Retype, exactly as they stand, the lines from the start of the data to the line that contains "17, color: '#222'", both ends included. Leave the pictures out.
────
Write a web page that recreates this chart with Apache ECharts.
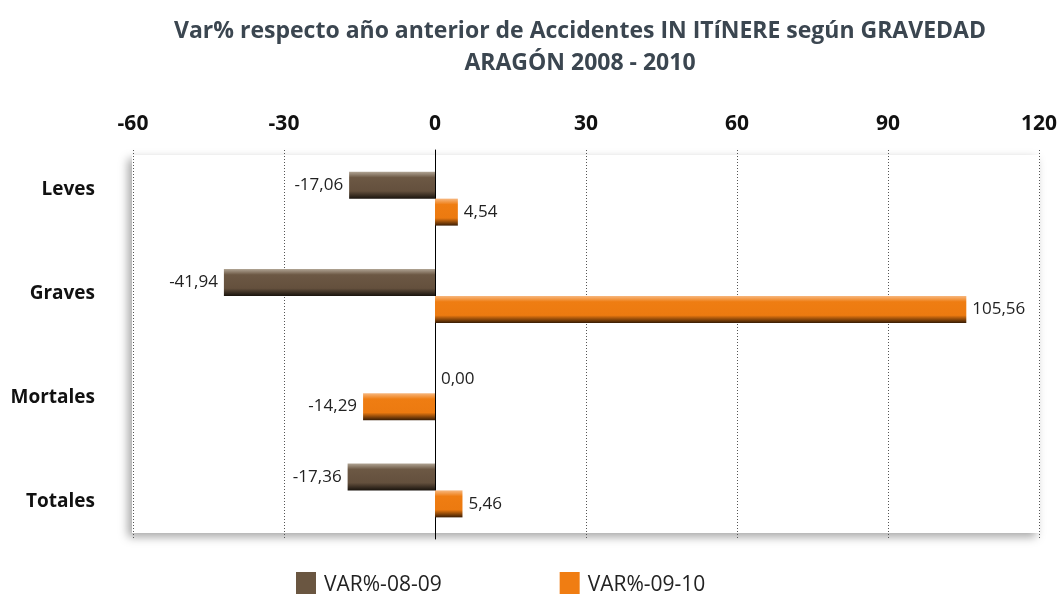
<!DOCTYPE html>
<html>
<head>
<meta charset="utf-8">
<script src="https://cdn.jsdelivr.net/npm/echarts@6/dist/echarts.min.js"></script>
<style>html,body{margin:0;padding:0;background:#fff}#c{width:1060px;height:594px}</style>
</head>
<body>
<div id="c"></div>
<script>
const categories = ['Leves', 'Graves', 'Mortales', 'Totales'];
const seriesNames = ['VAR%-08-09', 'VAR%-09-10'];
const seriesColors = ['#6a5641', '#f07d12'];
const var0809 = [-17.06, -41.94, 0.00, -17.36];
const var0910 = [4.54, 105.56, -14.29, 5.46];
const titleLines = ['Var% respecto año anterior de Accidentes IN ITíNERE según GRAVEDAD', 'ARAGÓN 2008 - 2010'];

const FONT = '"Open Sans", Lato, sans-serif';
function grad(c0, c1, c2, c3) {
  return { type: 'linear', x: 0, y: 0, x2: 0, y2: 1, colorStops: [
    { offset: 0, color: c0 }, { offset: 0.22, color: c1 }, { offset: 0.72, color: c2 }, { offset: 1, color: c3 }
  ]};
}
const fmt = p => p.value.toFixed(2).replace('.', ',');
const withLabelSide = arr => arr.map(v => ({ value: v, label: { position: v < 0 ? 'left' : 'right' } }));
const labelStyle = { show: true, distance: 6, formatter: fmt, fontFamily: FONT, fontSize: 17, color: '#222' };

const chart = echarts.init(document.getElementById('c'), null, { renderer: 'canvas' });
chart.setOption({
  animation: false,
  backgroundColor: '#fff',
  title: {
    text: titleLines.join('\n'),
    left: 575, top: 10, textAlign: 'center',
    textStyle: { fontFamily: FONT, fontWeight: 'bold', fontSize: 23, color: '#3b4650', lineHeight: 32 }
  },
  graphic: [{
    type: 'rect', z: -10, silent: true,
    shape: { x: 132, y: 155, width: 908, height: 378 },
    style: { fill: '#fff', shadowBlur: 9, shadowOffsetX: -4, shadowOffsetY: 4, shadowColor: 'rgba(0,0,0,0.35)' }
  }],
  legend: {
    left: 291, top: 567, itemWidth: 20, itemHeight: 26, itemGap: 118,
    icon: 'rect',
    data: seriesNames.map((n, i) => ({ name: n, itemStyle: { color: seriesColors[i] } })),
    textStyle: { fontFamily: FONT, fontSize: 21, color: '#222', padding: [0, 0, 0, 3] }
  },
  grid: [
    { left: 133, right: 20, top: 150, height: 389 },
    { left: 133, right: 20, top: 138, height: 416 }
  ],
  xAxis: [{
    type: 'value', gridIndex: 0, position: 'top', min: -60, max: 120, interval: 30,
    axisLine: { show: false }, axisTick: { show: false },
    axisLabel: { fontFamily: FONT, fontWeight: 'bold', fontSize: 21, color: '#111', margin: 15 },
    splitLine: { show: true, lineStyle: { type: [1, 2], color: '#555', width: 1 } }
  }, {
    type: 'value', gridIndex: 1, min: -60, max: 120, interval: 30, show: false
  }],
  yAxis: [{
    type: 'category', gridIndex: 0, data: categories, inverse: true,
    axisLine: { show: true, onZero: true, lineStyle: { color: '#000', width: 1 } },
    axisTick: { show: false }, axisLabel: { show: false }
  }, {
    type: 'category', gridIndex: 1, data: categories, inverse: true,
    axisLine: { show: false }, axisTick: { show: false }, splitLine: { show: false },
    axisLabel: { fontFamily: FONT, fontWeight: 'bold', fontSize: 19, color: '#111', margin: 38 }
  }],
  series: [
    {
      name: seriesNames[0], type: 'bar', data: withLabelSide(var0809), barWidth: 27, barGap: '0%',
      itemStyle: { color: grad('#b2a696', '#6c5844', '#64503d', '#1a140e') },
      label: labelStyle
    },
    {
      name: seriesNames[1], type: 'bar', data: withLabelSide(var0910), barWidth: 27, barGap: '0%',
      itemStyle: { color: grad('#f7b880', '#ef7d12', '#ec7a10', '#3a1d04') },
      label: labelStyle
    }
  ]
});
</script>
</body>
</html>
────
Full response.
Write a web page that recreates this chart with Apache ECharts.
<!DOCTYPE html>
<html>
<head>
<meta charset="utf-8">
<script src="https://cdn.jsdelivr.net/npm/echarts@6/dist/echarts.min.js"></script>
<style>html,body{margin:0;padding:0;background:#fff}#c{width:1060px;height:594px}</style>
</head>
<body>
<div id="c"></div>
<script>
const categories = ['Leves', 'Graves', 'Mortales', 'Totales'];
const seriesNames = ['VAR%-08-09', 'VAR%-09-10'];
const seriesColors = ['#6a5641', '#f07d12'];
const var0809 = [-17.06, -41.94, 0.00, -17.36];
const var0910 = [4.54, 105.56, -14.29, 5.46];
const titleLines = ['Var% respecto año anterior de Accidentes IN ITíNERE según GRAVEDAD', 'ARAGÓN 2008 - 2010'];

const FONT = '"Open Sans", Lato, sans-serif';
function grad(c0, c1, c2, c3) {
  return { type: 'linear', x: 0, y: 0, x2: 0, y2: 1, colorStops: [
    { offset: 0, color: c0 }, { offset: 0.22, color: c1 }, { offset: 0.72, color: c2 }, { offset: 1, color: c3 }
  ]};
}
const fmt = p => p.value.toFixed(2).replace('.', ',');
const withLabelSide = arr => arr.map(v => ({ value: v, label: { position: v < 0 ? 'left' : 'right' } }));
const labelStyle = { show: true, distance: 6, formatter: fmt, fontFamily: FONT, fontSize: 17, color: '#222' };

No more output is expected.